• **Written problem**: Without the pictures, print the lines running from the beginning of the material to the line containing "plt.rcParams['font.family'] = ['Liberation", both ends included.

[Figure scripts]
_ _ _
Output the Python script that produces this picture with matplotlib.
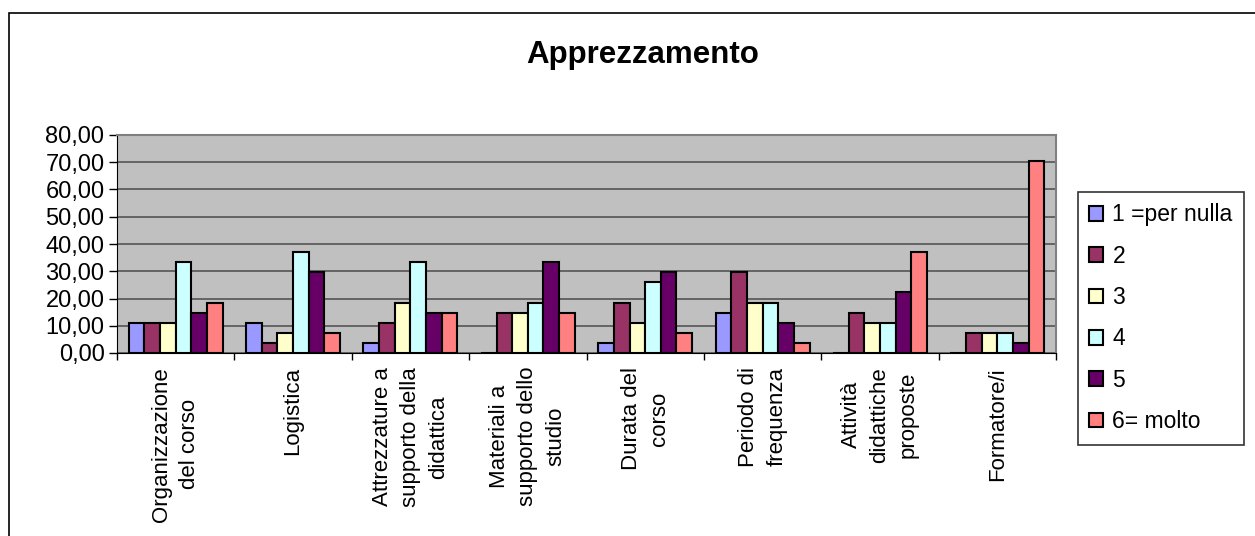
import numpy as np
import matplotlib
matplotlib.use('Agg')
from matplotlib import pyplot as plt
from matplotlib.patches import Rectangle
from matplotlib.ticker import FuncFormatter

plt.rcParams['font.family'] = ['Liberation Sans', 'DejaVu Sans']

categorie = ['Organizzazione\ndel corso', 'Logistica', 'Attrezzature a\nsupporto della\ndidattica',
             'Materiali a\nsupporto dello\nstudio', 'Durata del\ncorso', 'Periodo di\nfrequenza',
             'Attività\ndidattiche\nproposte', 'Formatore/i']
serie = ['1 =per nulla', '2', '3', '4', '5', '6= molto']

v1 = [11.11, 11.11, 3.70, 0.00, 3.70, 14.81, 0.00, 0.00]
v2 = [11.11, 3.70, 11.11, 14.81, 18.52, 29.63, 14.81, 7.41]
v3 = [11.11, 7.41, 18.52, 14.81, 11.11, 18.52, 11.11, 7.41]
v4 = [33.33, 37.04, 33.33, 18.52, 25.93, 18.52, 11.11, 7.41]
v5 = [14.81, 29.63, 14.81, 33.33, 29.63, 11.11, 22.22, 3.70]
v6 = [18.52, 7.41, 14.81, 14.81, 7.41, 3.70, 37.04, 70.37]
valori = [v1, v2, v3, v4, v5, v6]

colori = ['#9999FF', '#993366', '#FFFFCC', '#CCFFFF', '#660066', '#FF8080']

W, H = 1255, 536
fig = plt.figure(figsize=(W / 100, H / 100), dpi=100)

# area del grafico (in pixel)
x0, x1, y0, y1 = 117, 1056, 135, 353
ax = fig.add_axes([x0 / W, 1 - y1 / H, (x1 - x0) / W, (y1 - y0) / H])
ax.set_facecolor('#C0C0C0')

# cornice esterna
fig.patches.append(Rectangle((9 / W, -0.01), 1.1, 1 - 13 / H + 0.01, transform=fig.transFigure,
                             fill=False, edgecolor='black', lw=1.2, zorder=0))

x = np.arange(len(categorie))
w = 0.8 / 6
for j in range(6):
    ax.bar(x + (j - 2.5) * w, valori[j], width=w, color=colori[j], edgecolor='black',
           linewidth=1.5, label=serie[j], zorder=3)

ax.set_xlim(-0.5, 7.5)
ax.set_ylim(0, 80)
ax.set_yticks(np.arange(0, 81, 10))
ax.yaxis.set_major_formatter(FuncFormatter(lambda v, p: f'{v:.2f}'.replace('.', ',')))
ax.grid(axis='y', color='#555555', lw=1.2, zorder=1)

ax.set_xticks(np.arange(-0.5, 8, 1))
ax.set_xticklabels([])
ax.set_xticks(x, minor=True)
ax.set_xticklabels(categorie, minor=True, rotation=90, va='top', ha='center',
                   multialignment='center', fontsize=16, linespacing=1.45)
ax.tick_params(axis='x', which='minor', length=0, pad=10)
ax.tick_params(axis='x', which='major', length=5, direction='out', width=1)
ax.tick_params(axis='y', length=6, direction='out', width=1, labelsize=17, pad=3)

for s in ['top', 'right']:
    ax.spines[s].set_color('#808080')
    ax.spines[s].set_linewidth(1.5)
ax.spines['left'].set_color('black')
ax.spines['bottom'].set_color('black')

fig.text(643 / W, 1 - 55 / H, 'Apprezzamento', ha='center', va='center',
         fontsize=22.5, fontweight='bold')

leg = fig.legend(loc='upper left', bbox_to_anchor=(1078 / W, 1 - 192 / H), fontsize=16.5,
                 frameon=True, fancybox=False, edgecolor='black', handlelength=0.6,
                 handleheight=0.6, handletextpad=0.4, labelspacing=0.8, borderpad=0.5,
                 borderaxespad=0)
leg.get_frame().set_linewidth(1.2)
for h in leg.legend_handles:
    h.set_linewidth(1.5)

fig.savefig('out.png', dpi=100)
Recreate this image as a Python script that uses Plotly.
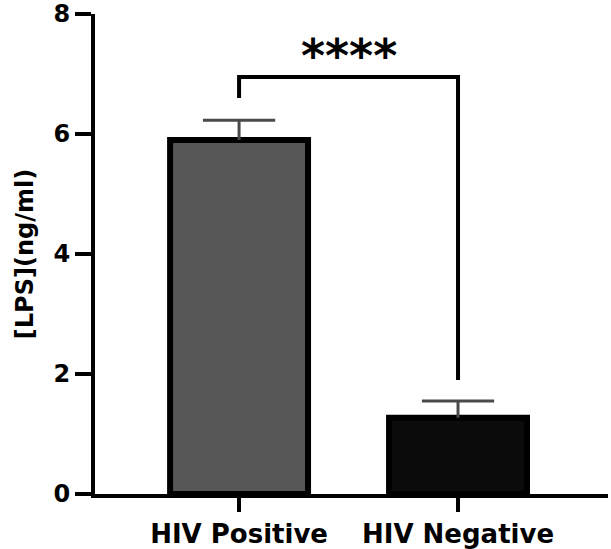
_ _ _
• **Exercise response**:
Output the Python script that produces this picture with matplotlib.
import numpy as np
import matplotlib
matplotlib.use('Agg')
from matplotlib import pyplot as plt
from matplotlib.patches import Rectangle
from matplotlib.ticker import FuncFormatter

plt.rcParams['font.family'] = ['Liberation Sans', 'DejaVu Sans']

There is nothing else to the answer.